At first, the central character appears to be a New Yorker called Jack O'Brien (Penn), an architect or an engineer - we're never quite sure, because the conversations he has take place at a volume just on the edge of intelligibility. He's stricken by a specific grief which has thickened into an existential unease.
The roots of that lie in Waco, Texas in the 1950s where young Jack (McCracken) is growing up with his brothers (Eppler and Sheridan).
The fact that the parents (Pitt and Chastain) are intended as archetypes is hinted at by the fact that neither is given a first name and although they operate as such strong narrative forces, they are oddly opaque as individuals: he works in a factory of some sort, though he adores Brahms and is the organist at their local church; she, a flame-haired pre-Raphaelite beauty, is just there, really.
What this points to is that the film gives us a child's eye perspective on the loss of innocence, not one refracted through the regretful adult gaze. I can't think of a film that has captured more precisely and more poignantly the painful confusion of growing up in the shadow of paternal ambivalence.

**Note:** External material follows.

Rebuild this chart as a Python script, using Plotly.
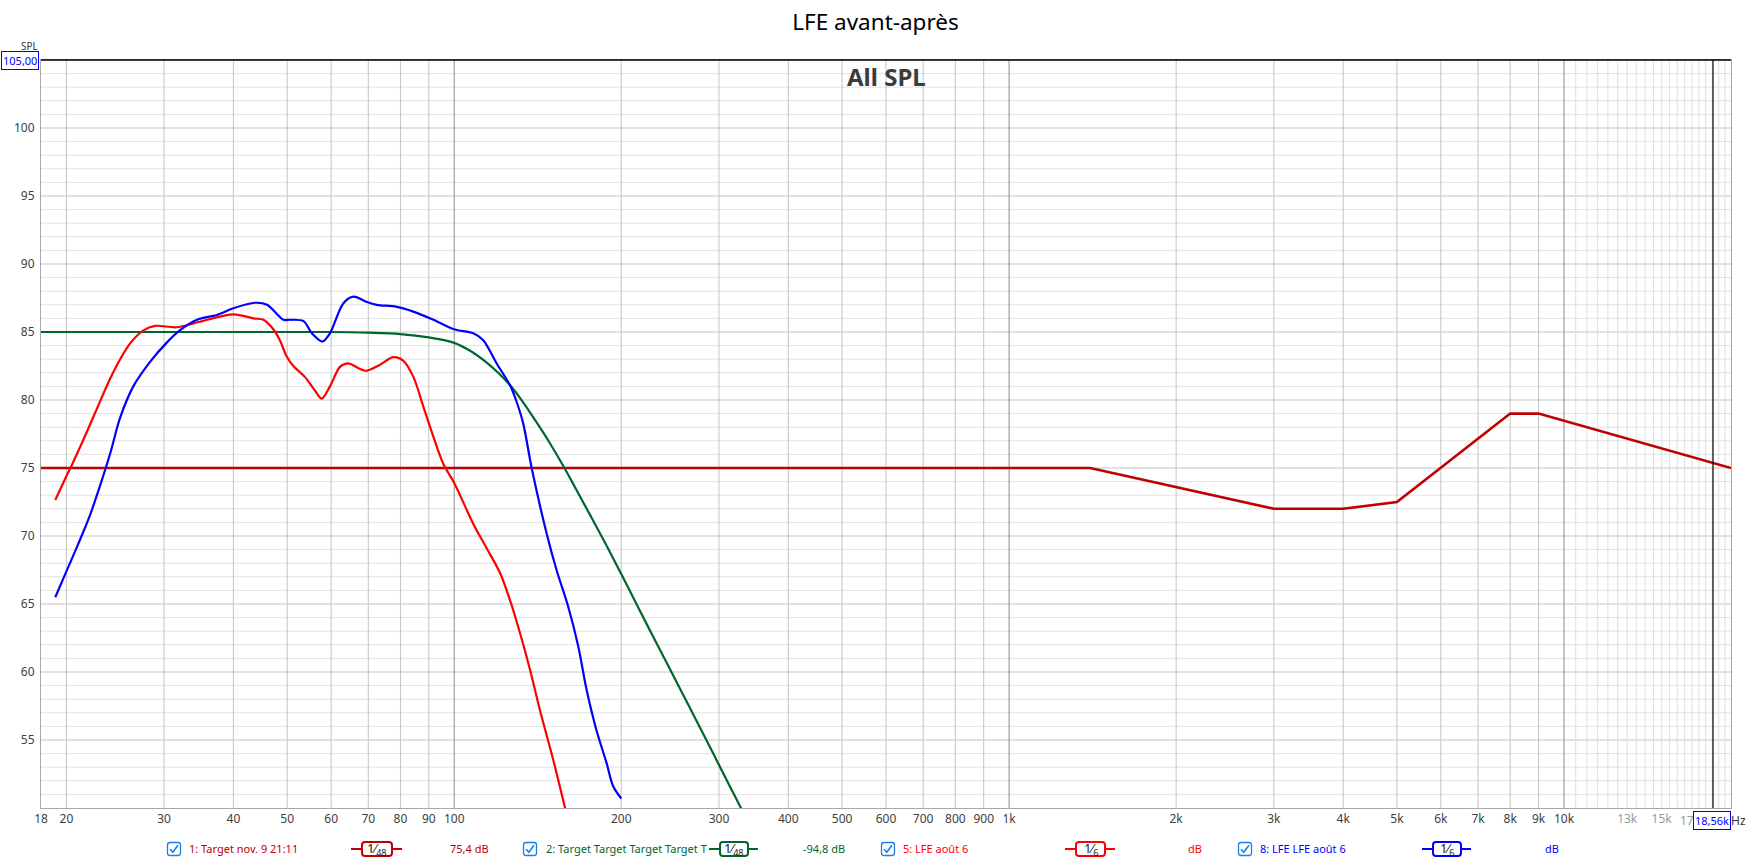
import plotly.graph_objects as go

# ---------------- data ----------------
target_freq = [18, 1400, 3000, 4000, 5000, 8000, 9000, 20000]
target_spl = [75.0, 75.0, 72.0, 72.0, 72.5, 79.0, 79.0, 75.0]

xo_freq = [18, 30, 45, 60, 70, 80, 90, 100, 107, 114, 120, 126, 133, 140, 148, 157,
           166, 176, 187, 200, 213, 227, 242, 258, 275, 293, 312, 332, 350]
xo_spl = [85.0, 85.0, 85.0, 85.0, 84.95, 84.85, 84.6, 84.2, 83.6, 82.8, 82.0, 81.1,
          79.85, 78.5, 76.97, 75.2, 73.4, 71.5, 69.5, 67.2, 65.0, 62.8, 60.6, 58.4,
          56.2, 54.0, 51.8, 49.65, 47.8]

lfe_freq = [19.1, 20.0, 20.5, 21.8, 23.0, 24.0, 25.0, 26.1, 27.5, 28.9, 31.6, 34.8,
            40.0, 43.5, 45.3, 47.2, 48.5, 49.9, 51.3, 53.8, 56.1, 57.7, 59.7, 62.3,
            64.4, 69.1, 73.5, 77.7, 80.9, 84.4, 88.0, 91.7, 95.6, 100.0, 108.2, 114.4,
            120.9, 126.0, 131.3, 136.9, 142.7, 150.9, 158.3, 162.0]
lfe_spl = [72.65, 74.4, 75.3, 77.7, 79.9, 81.6, 83.0, 84.2, 85.1, 85.45, 85.35, 85.75,
           86.3, 86.0, 85.9, 85.2, 84.4, 83.2, 82.5, 81.7, 80.7, 80.1, 81.0, 82.45,
           82.7, 82.15, 82.6, 83.15, 82.9, 81.7, 79.5, 77.3, 75.3, 73.9, 70.9, 69.1,
           67.3, 65.3, 62.9, 60.2, 57.2, 53.5, 50.05, 48.4]

lfe2_freq = [19.1, 20.0, 21.0, 22.0, 23.0, 24.0, 25.0, 26.4, 28.3, 30.3, 32.1, 34.4,
             37.3, 40.0, 43.8, 46.0, 49.2, 50.6, 53.5, 55.4, 57.9, 59.7, 63.1, 65.8,
             69.6, 72.5, 78.8, 84.4, 91.7, 100.0, 108.2, 112.8, 119.2, 126.0, 129.2,
             133.1, 137.9, 146.7, 152.9, 160.5, 167.3, 173.2, 180.5, 188.2, 193.4, 200.0]
lfe2_spl = [65.5, 67.4, 69.4, 71.4, 73.7, 76.1, 78.7, 81.0, 82.8, 84.2, 85.15, 85.9,
            86.25, 86.75, 87.15, 87.0, 85.9, 85.9, 85.8, 84.9, 84.3, 84.9, 87.1, 87.6,
            87.2, 87.0, 86.85, 86.5, 85.9, 85.2, 84.9, 84.4, 82.7, 81.1, 80.0,
            78.3, 75.0, 70.2, 67.5, 64.8, 61.9, 58.7, 55.7, 53.3, 51.6, 50.7]

x_tick_vals = [18, 20, 30, 40, 50, 60, 70, 80, 90, 100, 200, 300, 400, 500, 600, 700,
               800, 900, 1000, 2000, 3000, 4000, 5000, 6000, 7000, 8000, 9000, 10000,
               13000, 15000]
x_tick_text = ["18", "20", "30", "40", "50", "60", "70", "80", "90", "100", "200", "300",
               "400", "500", "600", "700", "800", "900", "1k", "2k", "3k", "4k", "5k",
               "6k", "7k", "8k", "9k", "10k", "13k", "15k"]
x_gray_ticks = ["13k", "15k"]
y_tick_vals = [55, 60, 65, 70, 75, 80, 85, 90, 95, 100]

grid_major_x = [20, 30, 40, 50, 60, 70, 80, 90, 200, 300, 400, 500, 600, 700, 800, 900,
                2000, 3000, 4000, 5000, 6000, 7000, 8000, 9000]
grid_decade_x = [100, 1000, 10000]
grid_minor_x = [10500 + 500 * i for i in range(19)]

cursor_freq = 18560
cursor_label = "18,56k"
top_label = "105,00"

legend_items = [
    dict(label="1: Target nov. 9 21:11", color="#c00000", smooth="48", value="75,4 dB",
         cb=174, tx=187, sym=(351, 402), val=448),
    dict(label="2: Target Target Target Target T", color="#00662f", smooth="48", value="-94,8 dB",
         cb=530, tx=544, sym=(709, 758), val=801),
    dict(label="5: LFE août 6", color="#ff0000", smooth="6", value="dB",
         cb=888, tx=901, sym=(1065, 1115), val=1186),
    dict(label="8: LFE LFE août 6", color="#0000ff", smooth="6", value="dB",
         cb=1245, tx=1258, sym=(1422, 1471), val=1543),
]

# ---------------- layout geometry ----------------
OFF = 0  # body margin removed by post_script below
PAGE_W, PAGE_H = 1751, 860
FIG_W, FIG_H = PAGE_W - OFF, PAGE_H - OFF
PL, PR, PT, PB = 41, 1731, 60, 808
L, R, T, B = PL - OFF, PR - OFF, PT - OFF, PB - OFF
W, H = R - L, B - T
FONT = "Noto Sans"


def px(x):
    return (x - OFF - L) / W


def py(y):
    return (B - (y - OFF)) / H


def rrect(x0, y0, x1, y1, r):
    pts = [("M", x0 + r, y0), ("L", x1 - r, y0), ("Q", x1, y0, x1, y0 + r),
           ("L", x1, y1 - r), ("Q", x1, y1, x1 - r, y1), ("L", x0 + r, y1),
           ("Q", x0, y1, x0, y1 - r), ("L", x0, y0 + r), ("Q", x0, y0, x0 + r, y0)]
    s = ""
    for p in pts:
        coords = p[1:]
        parts = []
        for i in range(0, len(coords), 2):
            parts.append(f"{px(coords[i]):.6f},{py(coords[i + 1]):.6f}")
        s += p[0] + " " + " ".join(parts) + " "
    return s + "Z"


fig = go.Figure()

fig.add_trace(go.Scatter(x=target_freq, y=target_spl, mode="lines",
                         line=dict(color="#c00000", width=2.6), name="1: Target"))
fig.add_trace(go.Scatter(x=xo_freq, y=xo_spl, mode="lines",
                         line=dict(color="#00662f", width=2.2, shape="spline", smoothing=1.0),
                         name="2: Target"))
fig.add_trace(go.Scatter(x=lfe_freq, y=lfe_spl, mode="lines",
                         line=dict(color="#ff0000", width=2.2, shape="spline", smoothing=0.9),
                         name="5: LFE août 6"))
fig.add_trace(go.Scatter(x=lfe2_freq, y=lfe2_spl, mode="lines",
                         line=dict(color="#0000ff", width=2.2, shape="spline", smoothing=0.9),
                         name="8: LFE LFE août 6"))

shapes = []
for v in range(51, 105):
    col = "#c4c4c4" if v % 5 == 0 else "#e2e2e2"
    shapes.append(dict(type="line", xref="paper", yref="y", x0=0, x1=1, y0=v, y1=v,
                       line=dict(color=col, width=1), layer="below"))
for f in grid_minor_x:
    shapes.append(dict(type="line", xref="x", yref="paper", x0=f, x1=f, y0=0, y1=1,
                       line=dict(color="#dedede", width=1), layer="below"))
for f in grid_major_x:
    shapes.append(dict(type="line", xref="x", yref="paper", x0=f, x1=f, y0=0, y1=1,
                       line=dict(color="#c4c4c4", width=1), layer="below"))
for f in grid_decade_x:
    shapes.append(dict(type="line", xref="x", yref="paper", x0=f, x1=f, y0=0, y1=1,
                       line=dict(color="#8c8c8c", width=1), layer="below"))
shapes.append(dict(type="line", xref="paper", yref="paper", x0=0, x1=1, y0=1, y1=1,
                   line=dict(color="#000000", width=1.5), layer="above"))
shapes.append(dict(type="line", xref="x", yref="paper", x0=cursor_freq, x1=cursor_freq,
                   y0=0, y1=1, line=dict(color="#000000", width=1.2), layer="above"))

annotations = []
LY = 849
for it in legend_items:
    c = it["cb"]
    shapes.append(dict(type="path", xref="paper", yref="paper",
                       path=rrect(c - 6.5, LY - 6.5, c + 6.5, LY + 6.5, 2.5),
                       line=dict(color="#1a7fe8", width=1.3), fillcolor="white"))
    chk = (f"M {px(c - 4):.6f},{py(LY + 0.2):.6f} L {px(c - 1.2):.6f},{py(LY + 3.2):.6f} "
           f"L {px(c + 4):.6f},{py(LY - 3.8):.6f}")
    shapes.append(dict(type="path", xref="paper", yref="paper", path=chk,
                       line=dict(color="#1a7fe8", width=1.6)))
    annotations.append(dict(x=px(it["tx"]), y=py(LY), xref="paper", yref="paper",
                            text=it["label"], showarrow=False, xanchor="left", yanchor="middle",
                            font=dict(family=FONT, size=11, color=it["color"])))
    s0, s1 = it["sym"]
    shapes.append(dict(type="line", xref="paper", yref="paper", x0=px(s0), x1=px(s1),
                       y0=py(LY), y1=py(LY), line=dict(color=it["color"], width=2)))
    bx0 = s0 + 11
    bx1 = s1 - 10
    shapes.append(dict(type="path", xref="paper", yref="paper",
                       path=rrect(bx0, LY - 7, bx1, LY + 7, 3),
                       line=dict(color=it["color"], width=2), fillcolor="white"))
    annotations.append(dict(x=px((bx0 + bx1) / 2), y=py(LY), xref="paper", yref="paper",
                            text="1⁄<sub>" + it["smooth"] + "</sub>", showarrow=False,
                            xanchor="center", yanchor="middle",
                            font=dict(family=FONT, size=13, color="#222222")))
    annotations.append(dict(x=px(it["val"]), y=py(LY), xref="paper", yref="paper",
                            text=it["value"], showarrow=False, xanchor="left", yanchor="middle",
                            font=dict(family=FONT, size=11, color=it["color"])))

annotations.append(dict(x=0.5, y=py(77), xref="paper", yref="paper", text="<b>All SPL</b>",
                        showarrow=False, xanchor="center", yanchor="middle",
                        font=dict(family=FONT, size=24, color="#3c3c3c")))
annotations.append(dict(x=px(29), y=py(46), xref="paper", yref="paper", text="SPL",
                        showarrow=False, xanchor="center", yanchor="middle",
                        font=dict(family=FONT, size=10, color="#333333")))
annotations.append(dict(x=px(20), y=py(60), xref="paper", yref="paper", text=top_label,
                        showarrow=False, xanchor="center", yanchor="middle",
                        font=dict(family=FONT, size=11, color="#0000ff"),
                        bgcolor="white", bordercolor="#0000ff", borderwidth=1, borderpad=1))
annotations.append(dict(x=px(1678), y=py(820), xref="paper", yref="paper", text="17k",
                        showarrow=False, xanchor="left", yanchor="middle",
                        font=dict(family=FONT, size=12, color="#9a9a9a")))
annotations.append(dict(x=px(1731), y=py(820), xref="paper", yref="paper", text=cursor_label,
                        showarrow=False, xanchor="right", yanchor="middle",
                        font=dict(family=FONT, size=11, color="#0000ff"),
                        bgcolor="white", bordercolor="#0000ff", borderwidth=1, borderpad=1))
annotations.append(dict(x=px(1748), y=py(820), xref="paper", yref="paper", text="Hz",
                        showarrow=False, xanchor="right", yanchor="middle",
                        font=dict(family=FONT, size=12, color="#333333")))

tick_text = [f"<span style='color:#9a9a9a'>{t}</span>" if t in x_gray_ticks else t
             for t in x_tick_text]

fig.update_layout(
    width=FIG_W, height=FIG_H, autosize=False,
    margin=dict(l=L, r=FIG_W - R, t=T, b=FIG_H - B, pad=0),
    paper_bgcolor="white", plot_bgcolor="white",
    showlegend=False,
    title=dict(text="LFE avant-après", x=0.5, xref="container", xanchor="center",
               y=1 - (22 - OFF) / FIG_H, yref="container", yanchor="middle",
               font=dict(family=FONT, size=22.5, color="#000000")),
    font=dict(family=FONT, size=12, color="#404040"),
    shapes=shapes, annotations=annotations,
    xaxis=dict(type="log", range=[1.2552725, 4.30103], tickmode="array",
               tickvals=x_tick_vals, ticktext=tick_text, showgrid=False, zeroline=False,
               showline=True, mirror=True, linecolor="#a8a8a8", linewidth=1,
               ticks="", tickfont=dict(family=FONT, size=12, color="#404040")),
    yaxis=dict(range=[50, 105], tickmode="array", tickvals=y_tick_vals,
               ticktext=[str(v) for v in y_tick_vals], showgrid=False, zeroline=False,
               showline=True, mirror=True, linecolor="#a8a8a8", linewidth=1,
               ticks="", ticklabelstandoff=3,
               tickfont=dict(family=FONT, size=12, color="#404040")),
)

fig.write_html("out.html", config={"displayModeBar": False},
               post_script="document.body.style.margin='0';document.body.style.overflow='hidden';")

Pitt's Mr O'Brien is a man whose rage is tightly bound in a web of social custom, and when it breaks free we feel, like the boys, that we stare uncomprehending into an abyss.
What's problematic about the film is that the sun-kissed scenes of childhood are sandwiched between a depiction of the creation (which comes off like a classy version of those light-shows at acid rock concerts interleaved with outtakes from Jurassic Park) and of heaven (a reunion of souls on an endless beach). Malick's vision of this life as a corrupted Eden (most of the "dialogue" is intoned as a breathy voiceover, full of lines that sound like angels talking to each other) seems more silly than sublime.
The film certainly looks ravishing - Jack Fisk, a Malick regular who also works with David Lynch, conjures a world of gorgeously specific detail - and a magnificent soundtrack includes Brahms and, in the climactic rapture, the Berlioz Requiem. But I'm still waiting for Malick to make a better film than his first one.
Cast: Sean Penn, Brad Pitt, Jessica Chastain, Laramie Eppler, Hunter McCracken, Tye Sheridan
Director: Terrence Malick
Running time: 138 mins
Rating: M (adult themes)
Verdict: Both sublime and ridiculous The components of The Tree of Life don't really come together as a comprehensive whole.